例年9月第一日曜日に行われ、参道には屋台が並び、前日には盆踊り大会が開かれて京都の夏の最後の盆踊りと言われています。当日は赤ちゃんの土俵入り「八朔相撲」や、こども神輿おねり、女神輿も渡御し、ユネスコ無形文化遺産にも登録された六斎念仏の演舞も行われます。

◎大谷風神祭

二百十日の前夜、 山形県朝日町で行われる「大谷風神祭」は、天災防止と豊作を祈願する昔ながらの村祭りです。歴史は古く、江戸時代の宝暦6年(1755年)頃から行われていると伝わります。

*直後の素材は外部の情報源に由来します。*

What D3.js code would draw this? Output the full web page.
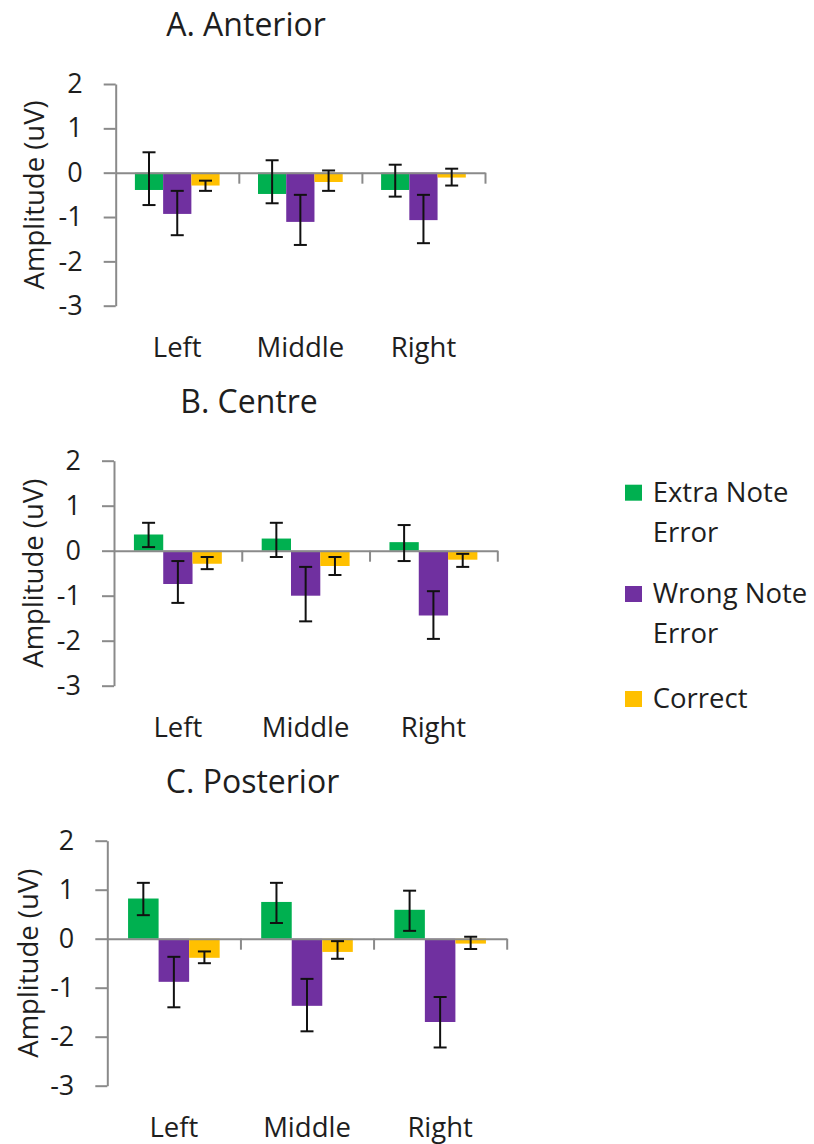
<!DOCTYPE html>
<html>
<head>
<meta charset="utf-8">
<script src="https://cdn.jsdelivr.net/npm/d3@7"></script>
<style>
  html, body { margin: 0; padding: 0; background: #fff; }
  svg { display: block; }
  text { font-family: "Open Sans", sans-serif; fill: #1e1e1e; }
</style>
</head>
<body>
<svg id="chart" width="814" height="1144"></svg>
<script>
// Electrode regions along the x axis
const categories = ["Left", "Middle", "Right"];
const seriesNames = ["Extra Note Error", "Wrong Note Error", "Correct"];
const seriesColors = ["#00B050", "#7030A0", "#FFC000"];
const yTicks = [-3, -2, -1, 0, 1, 2];

// A. Anterior: mean amplitude (uV) and error bar ends
const anteriorExtra = [-0.39, -0.48, -0.39];
const anteriorExtraHi = [0.46, 0.28, 0.18];
const anteriorExtraLo = [-0.73, -0.69, -0.54];
const anteriorWrong = [-0.93, -1.11, -1.07];
const anteriorWrongHi = [-0.41, -0.50, -0.50];
const anteriorWrongLo = [-1.41, -1.63, -1.59];
const anteriorCorrect = [-0.29, -0.21, -0.11];
const anteriorCorrectHi = [-0.18, 0.05, 0.09];
const anteriorCorrectLo = [-0.41, -0.41, -0.29];

// B. Centre
const centreExtra = [0.36, 0.27, 0.19];
const centreExtraHi = [0.62, 0.62, 0.57];
const centreExtraLo = [0.08, -0.14, -0.23];
const centreWrong = [-0.74, -1.00, -1.44];
const centreWrongHi = [-0.23, -0.36, -0.90];
const centreWrongLo = [-1.16, -1.57, -1.96];
const centreCorrect = [-0.29, -0.34, -0.20];
const centreCorrectHi = [-0.14, -0.14, -0.07];
const centreCorrectLo = [-0.41, -0.54, -0.36];

// C. Posterior
const posteriorExtra = [0.82, 0.75, 0.59];
const posteriorExtraHi = [1.14, 1.14, 0.98];
const posteriorExtraLo = [0.48, 0.32, 0.16];
const posteriorWrong = [-0.88, -1.37, -1.70];
const posteriorWrongHi = [-0.37, -0.82, -1.19];
const posteriorWrongLo = [-1.40, -1.89, -2.22];
const posteriorCorrect = [-0.39, -0.27, -0.10];
const posteriorCorrectHi = [-0.26, -0.05, 0.04];
const posteriorCorrectLo = [-0.50, -0.41, -0.21];

const panels = [
  {
    title: "A. Anterior",
    values: [anteriorExtra, anteriorWrong, anteriorCorrect],
    hi: [anteriorExtraHi, anteriorWrongHi, anteriorCorrectHi],
    lo: [anteriorExtraLo, anteriorWrongLo, anteriorCorrectLo],
    layout: { x0: 115.7, x1: 485, yTop: 84, yBot: 305.7, titleX: 246, labelX: 33 }
  },
  {
    title: "B. Centre",
    values: [centreExtra, centreWrong, centreCorrect],
    hi: [centreExtraHi, centreWrongHi, centreCorrectHi],
    lo: [centreExtraLo, centreWrongLo, centreCorrectLo],
    layout: { x0: 114, x1: 497.3, yTop: 460.7, yBot: 685.7, titleX: 249, labelX: 32 }
  },
  {
    title: "C. Posterior",
    values: [posteriorExtra, posteriorWrong, posteriorCorrect],
    hi: [posteriorExtraHi, posteriorWrongHi, posteriorCorrectHi],
    lo: [posteriorExtraLo, posteriorWrongLo, posteriorCorrectLo],
    layout: { x0: 107.3, x1: 506.7, yTop: 840.7, yBot: 1085.7, titleX: 252.5, labelX: 27 }
  }
];

const svg = d3.select("#chart");
const axisColor = "#8a8a8a";

panels.forEach(p => {
  const L = p.layout;
  const g = svg.append("g");

  const y = d3.scaleLinear().domain([-3, 2]).range([L.yBot, L.yTop]);
  const x = d3.scaleBand().domain(categories).range([L.x0, L.x1]).paddingInner(0).paddingOuter(0);
  const xs = d3.scaleBand().domain(d3.range(seriesNames.length))
    .range([0, x.bandwidth()]).paddingInner(0).paddingOuter(0.68);
  const xPos = d3.scaleLinear().domain([0, categories.length]).range([L.x0, L.x1]);

  // Bars
  p.values.forEach((vals, si) => {
    g.append("g").selectAll("rect")
      .data(vals)
      .join("rect")
      .attr("x", (d, i) => x(categories[i]) + xs(si))
      .attr("width", xs.bandwidth())
      .attr("y", d => y(Math.max(0, d)))
      .attr("height", d => Math.abs(y(d) - y(0)))
      .attr("fill", seriesColors[si]);
  });

  // Y axis
  const yAxis = g.append("g")
    .attr("transform", `translate(${L.x0},0)`)
    .call(d3.axisLeft(y).tickValues(yTicks).tickFormat(d => String(d)).tickSize(12).tickPadding(21).tickSizeOuter(0));
  yAxis.select(".domain").attr("stroke", axisColor).attr("stroke-width", 2);
  yAxis.selectAll(".tick line").attr("stroke", axisColor).attr("stroke-width", 2);
  yAxis.selectAll(".tick text").attr("font-size", 27).attr("fill", "#1e1e1e")
    .attr("font-family", "'Open Sans', sans-serif");

  // Category axis along zero
  const xAxis = g.append("g")
    .attr("transform", `translate(0,${y(0)})`)
    .call(d3.axisBottom(xPos).tickValues(d3.range(1, categories.length + 1)).tickFormat("").tickSize(11).tickSizeOuter(0));
  xAxis.select(".domain").attr("stroke", axisColor).attr("stroke-width", 2);
  xAxis.selectAll(".tick line").attr("stroke", axisColor).attr("stroke-width", 2);

  // Error bars
  const capW = 13;
  p.values.forEach((vals, si) => {
    const eg = g.append("g").attr("stroke", "#111").attr("stroke-width", 2);
    vals.forEach((v, i) => {
      const cx = x(categories[i]) + xs(si) + xs.bandwidth() / 2;
      const yh = y(p.hi[si][i]);
      const yl = y(p.lo[si][i]);
      eg.append("line").attr("x1", cx).attr("x2", cx).attr("y1", yh).attr("y2", yl);
      eg.append("line").attr("x1", cx - capW / 2).attr("x2", cx + capW / 2).attr("y1", yh).attr("y2", yh);
      eg.append("line").attr("x1", cx - capW / 2).attr("x2", cx + capW / 2).attr("y1", yl).attr("y2", yl);
    });
  });

  // Category labels
  g.append("g").selectAll("text")
    .data(categories)
    .join("text")
    .attr("x", d => x(d) + x.bandwidth() / 2)
    .attr("y", L.yBot + 51)
    .attr("text-anchor", "middle")
    .attr("font-size", 27.5)
    .text(d => d);

  // Y axis title
  g.append("text")
    .attr("transform", `translate(${L.labelX},${(L.yTop + L.yBot) / 2}) rotate(-90)`)
    .attr("text-anchor", "middle")
    .attr("dominant-baseline", "central")
    .attr("font-size", 27.5)
    .text("Amplitude (uV)");

  // Panel title
  g.append("text")
    .attr("x", L.titleX)
    .attr("y", L.yTop - 48)
    .attr("text-anchor", "middle")
    .attr("font-size", 32)
    .text(p.title);
});

// Legend
const legendItems = [
  { lines: ["Extra Note", "Error"], y: 501.7 },
  { lines: ["Wrong Note", "Error"], y: 603 },
  { lines: ["Correct"], y: 708 }
];
const legend = svg.append("g");
legendItems.forEach((item, i) => {
  legend.append("rect")
    .attr("x", 625).attr("y", item.y - 17)
    .attr("width", 17).attr("height", 16)
    .attr("fill", seriesColors[i]);
  const t = legend.append("text")
    .attr("x", 652.7).attr("y", item.y)
    .attr("font-size", 27.5);
  item.lines.forEach((ln, j) => {
    t.append("tspan").attr("x", 652.7).attr("dy", j === 0 ? 0 : 40).text(ln);
  });
});
</script>
</body>
</html>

家々では田楽提灯を門口に立て、お神輿の通り道には盛り砂が。地区ごとの特徴ある山車が地区内を練り歩き、祭りのフィナーレを花火が締めくくります。

まとめ

この記事では、昔から特に農業で「三大厄日」とされている「八朔」「二百十日」「二百二十日」と、その風害を避けるための風習やまじない、お祭りなどをご紹介しました。

この季節、あなたの住む町の近くでも風祭や八朔の行事が行われているかもしれません。ぜひチェックして足を運んでみてくださいね。